* **Written problem**: Word for word, quote all of the material, omitting the pictures.

* **Data section**:
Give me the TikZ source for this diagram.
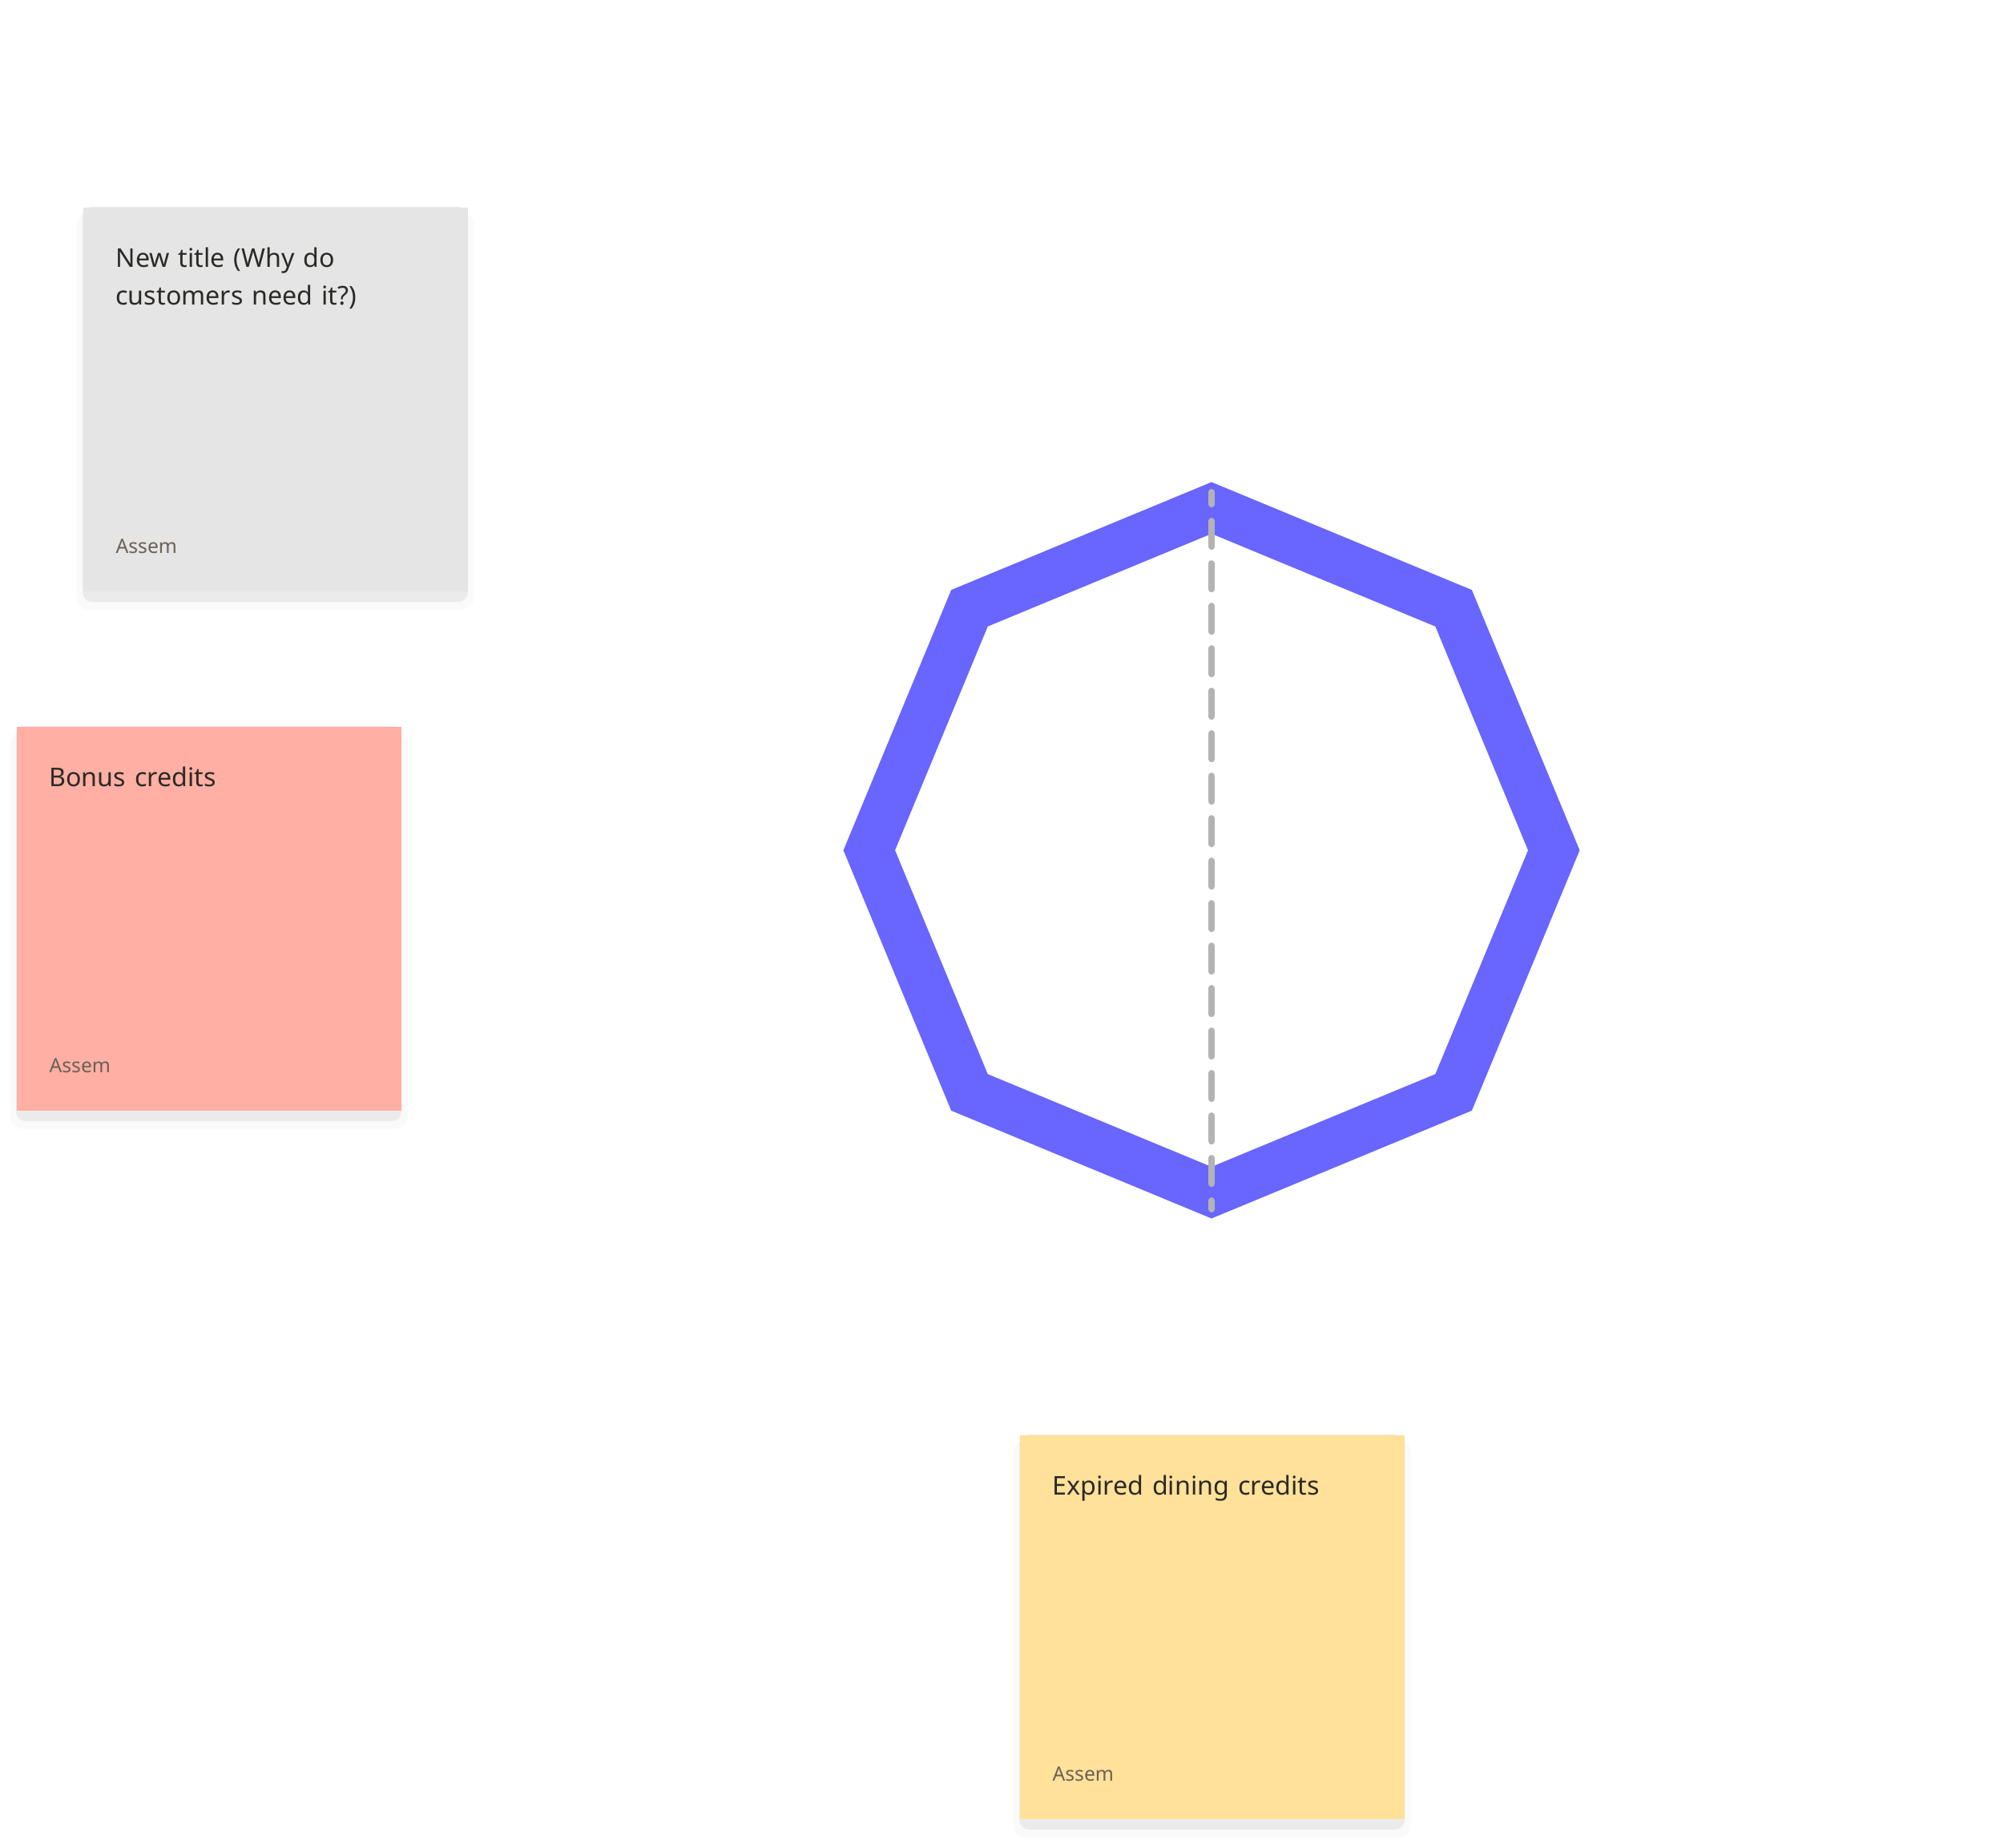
\documentclass[tikz,border=0pt]{standalone}
\usepackage{fontspec}
\setmainfont{Noto Sans}
\usetikzlibrary{backgrounds}
\definecolor{notegrey}{HTML}{E5E5E5}
\definecolor{notepink}{HTML}{FFAFA3}
\definecolor{noteyellow}{HTML}{FFE199}
\definecolor{octblue}{HTML}{6866FF}
\definecolor{dashgrey}{HTML}{B3B3B3}
\definecolor{textdark}{HTML}{2C2A27}
\definecolor{textauthor}{HTML}{6B6158}
\definecolor{shadowband}{HTML}{EBEBEB}
\definecolor{shadowhalo}{HTML}{FAFAFA}
\begin{document}
\begin{tikzpicture}[x=0.4pt,y=-0.4pt,
  note/.style={rectangle, inner sep=0pt, minimum width=192pt, minimum height=191.6pt, anchor=north west},
  notetitle/.style={inner sep=0pt, anchor=base west, text width=165pt, align=left, text=textdark,
    font=\fontsize{12.9pt}{18.84pt}\selectfont},
  noteauthor/.style={inner sep=0pt, anchor=base west, text=textauthor,
    font=\fontsize{9.9pt}{11pt}\selectfont},
  octa/.style={draw=octblue, line width=23.8pt, line join=miter},
  divider/.style={draw=dashgrey, line width=3.1pt, line cap=round,
    dash pattern=on 12.92pt off 8.28pt, dash phase=6.8pt}
]
\useasboundingbox (0,0) rectangle (2501,2306);

% sticky notes
\node[note, fill=notegrey] (g) at (103,258) {};
\node[note, fill=notepink] (p) at (20,906) {};
\node[note, fill=noteyellow] (y) at (1272,1790) {};

\begin{scope}[on background layer]
  \fill[white] (0,0) rectangle (2501,2306);
  \foreach \n in {g,p,y} {
    \fill[shadowhalo, rounded corners=6pt] ([xshift=-3pt,yshift=-3pt]\n.north west) rectangle ([xshift=3pt,yshift=-9pt]\n.south east);
    \fill[shadowband, rounded corners=4.8pt] (\n.north west) rectangle ([yshift=-5.2pt]\n.south east);
  }
\end{scope}

\node[notetitle] (gt) at ([xshift=16.4pt,yshift=-30.2pt]g.north west) {New title (Why do\\customers need it?)};
\node[noteauthor] (ga) at ([xshift=16.4pt,yshift=-172.8pt]g.north west) {Assem};
\node[notetitle] (pt) at ([xshift=16.4pt,yshift=-30.2pt]p.north west) {Bonus credits};
\node[noteauthor] (pa) at ([xshift=16.4pt,yshift=-172.8pt]p.north west) {Assem};
\node[notetitle] (yt) at ([xshift=16.4pt,yshift=-30.2pt]y.north west) {Expired dining credits};
\node[noteauthor] (ya) at ([xshift=16.4pt,yshift=-172.8pt]y.north west) {Assem};

% octagon
\draw[octa, shift={(1512,1061)}] (0:427.2) -- (45:427.2) -- (90:427.2) -- (135:427.2) -- (180:427.2) -- (225:427.2) -- (270:427.2) -- (315:427.2) -- cycle;

% dashed divider
\coordinate (dtop) at (1512,614);
\coordinate (dbot) at (1512,1509);
\draw[divider] (dtop) -- (dbot);
\end{tikzpicture}
\end{document}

* **Exercise solution**:
Give me the TikZ source for this diagram.
\documentclass[tikz,border=0pt]{standalone}
\usepackage{fontspec}
\setmainfont{Noto Sans}
\usetikzlibrary{backgrounds}
\definecolor{notegrey}{HTML}{E5E5E5}
\definecolor{notepink}{HTML}{FFAFA3}
\definecolor{noteyellow}{HTML}{FFE199}
\definecolor{octblue}{HTML}{6866FF}
\definecolor{dashgrey}{HTML}{B3B3B3}
\definecolor{textdark}{HTML}{2C2A27}
\definecolor{textauthor}{HTML}{6B6158}
\definecolor{shadowband}{HTML}{EBEBEB}
\definecolor{shadowhalo}{HTML}{FAFAFA}
\begin{document}
\begin{tikzpicture}[x=0.4pt,y=-0.4pt,
  note/.style={rectangle, inner sep=0pt, minimum width=192pt, minimum height=191.6pt, anchor=north west},
  notetitle/.style={inner sep=0pt, anchor=base west, text width=165pt, align=left, text=textdark,
    font=\fontsize{12.9pt}{18.84pt}\selectfont},
  noteauthor/.style={inner sep=0pt, anchor=base west, text=textauthor,
    font=\fontsize{9.9pt}{11pt}\selectfont},
  octa/.style={draw=octblue, line width=23.8pt, line join=miter},
  divider/.style={draw=dashgrey, line width=3.1pt, line cap=round,
    dash pattern=on 12.92pt off 8.28pt, dash phase=6.8pt}
]
\useasboundingbox (0,0) rectangle (2501,2306);

% sticky notes
\node[note, fill=notegrey] (g) at (103,258) {};
\node[note, fill=notepink] (p) at (20,906) {};
\node[note, fill=noteyellow] (y) at (1272,1790) {};

\begin{scope}[on background layer]
  \fill[white] (0,0) rectangle (2501,2306);
  \foreach \n in {g,p,y} {
    \fill[shadowhalo, rounded corners=6pt] ([xshift=-3pt,yshift=-3pt]\n.north west) rectangle ([xshift=3pt,yshift=-9pt]\n.south east);
    \fill[shadowband, rounded corners=4.8pt] (\n.north west) rectangle ([yshift=-5.2pt]\n.south east);
  }
\end{scope}

\node[notetitle] (gt) at ([xshift=16.4pt,yshift=-30.2pt]g.north west) {New title (Why do\\customers need it?)};
\node[noteauthor] (ga) at ([xshift=16.4pt,yshift=-172.8pt]g.north west) {Assem};
\node[notetitle] (pt) at ([xshift=16.4pt,yshift=-30.2pt]p.north west) {Bonus credits};
\node[noteauthor] (pa) at ([xshift=16.4pt,yshift=-172.8pt]p.north west) {Assem};
\node[notetitle] (yt) at ([xshift=16.4pt,yshift=-30.2pt]y.north west) {Expired dining credits};
\node[noteauthor] (ya) at ([xshift=16.4pt,yshift=-172.8pt]y.north west) {Assem};

% octagon
\draw[octa, shift={(1512,1061)}] (0:427.2) -- (45:427.2) -- (90:427.2) -- (135:427.2) -- (180:427.2) -- (225:427.2) -- (270:427.2) -- (315:427.2) -- cycle;

% dashed divider
\coordinate (dtop) at (1512,614);
\coordinate (dbot) at (1512,1509);
\draw[divider] (dtop) -- (dbot);
\end{tikzpicture}
\end{document}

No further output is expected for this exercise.